C’est dans cette mouvance cubiste que Léger se situe d’abord, comme s’en fait l’écho André Salmon dans
L’Europe nouvelle, rubrique « Semaine artistique » du 19 février 1919, ou, plus tard, Serge Romoff dans cet article de
L’Humanité, pour la rubrique « Les arts » du 23 juillet 1928, ou encore, en 1935, Tériade dans la revue
La Bête noire. Cependant le peintre, souvent loué pour son sens de la couleur, reste à la marge du cubisme « classique » incarné par Picasso, Braque, Juan Gris. Apollinaire souligne cette différence en créant pour lui et Robert Delaunay la catégorie du
cubisme orphique. Le même Apollinaire qui écrit aussi qu’il se sent «
bien content » de voir un tableau de Léger, un peu comme on dit à un ami qu’on est « bien content » de le retrouver.
B. Cendrars, J. Börlin, D. Milhaud, F. Léger, revue La Danse
Ainsi l’article que lui consacre Maurice Raynal dans le premier numéro des
Cahiers d’art (fondés par Christian Zervos, en janvier 1926), est-il truffé de références à l’homme, son caractère, la nature de son génie. De même en 1933, le dossier que lui consacre la même revue ouvre ses pages à une série de critiques :
Zervos,
Hoppe,
Erhenbourg,
Levesque,
Laugier, d’artistes :
Milhaud,
Corbusier,
Ozenfant, et de poètes :
Cendrars,
Apollinaire,
Salmon, pour qui le rapport à l’œuvre ne se sépare pas d’une proximité avec l’homme Léger.
Corollaire de cette polyphonie sympathique, Fernand Léger est coutumier des créations collectives dans le monde du spectacle, souvent en duo ou en trio avec Cendrars et Milhaud. Il réalise des
décors pour les
Ballets Suédois, sur
Skating Rink, et
La création du Monde. Au cinéma il travaille notamment avec l’architecte Robert Mallet-Stevens pour les décors de
L’Inhumaine (1924), de Marcel l’Herbier. L’année précédente il avait réalisé l’affiche de
La Roue, d’
Abel Gance. Il se lance aussi à ce moment, avec l’américain Dudley Murphy, dans la réalisation du film
Ballet mécanique, synthèse cinématographique de la danse, de la musique contemporaines et de la peinture cubiste.

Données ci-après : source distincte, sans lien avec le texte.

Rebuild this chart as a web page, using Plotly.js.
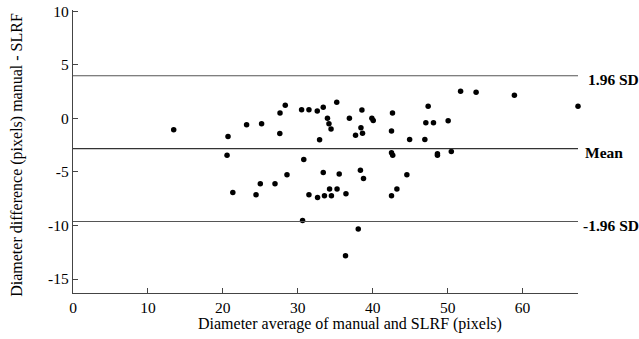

Magazine Regards, mars 1946
Pour conclure cette revue partielle des articles sur le peintre disponibles dans Gallica, évoquons les formes plus intimes qu’il a donné à sa pratique du dialogue artistique. Telles que les livres qu’il réalise avec ses amis poètes, René Char, Blaise Cendrars. Ou l’importance du dialogue avec les musiciens évoqué par Louis Cheronnet dans l’article « L’expression murale chez Léger », paru dans la revue Art et décoration, en 1938. Il rapporte ces propos :
Eric Satie était hanté par le désir de réaliser une musique d’accompagnement, musique sans intention, qui glisse sans appuyer, que l’on entend mais que l’on n’écoute pas. Il prétendait que les rapports sociaux seraient considérablement améliorés si l’on savait, par exemple dans une salle de restaurant, dans un endroit public, dans un ménage, réaliser ce problème d’acoustique moyen.
Préoccupation sociale, réflexion sur la fonction environnementale de l’art, qui trouveront leur forme tout au long de l’œuvre de Fernand Léger.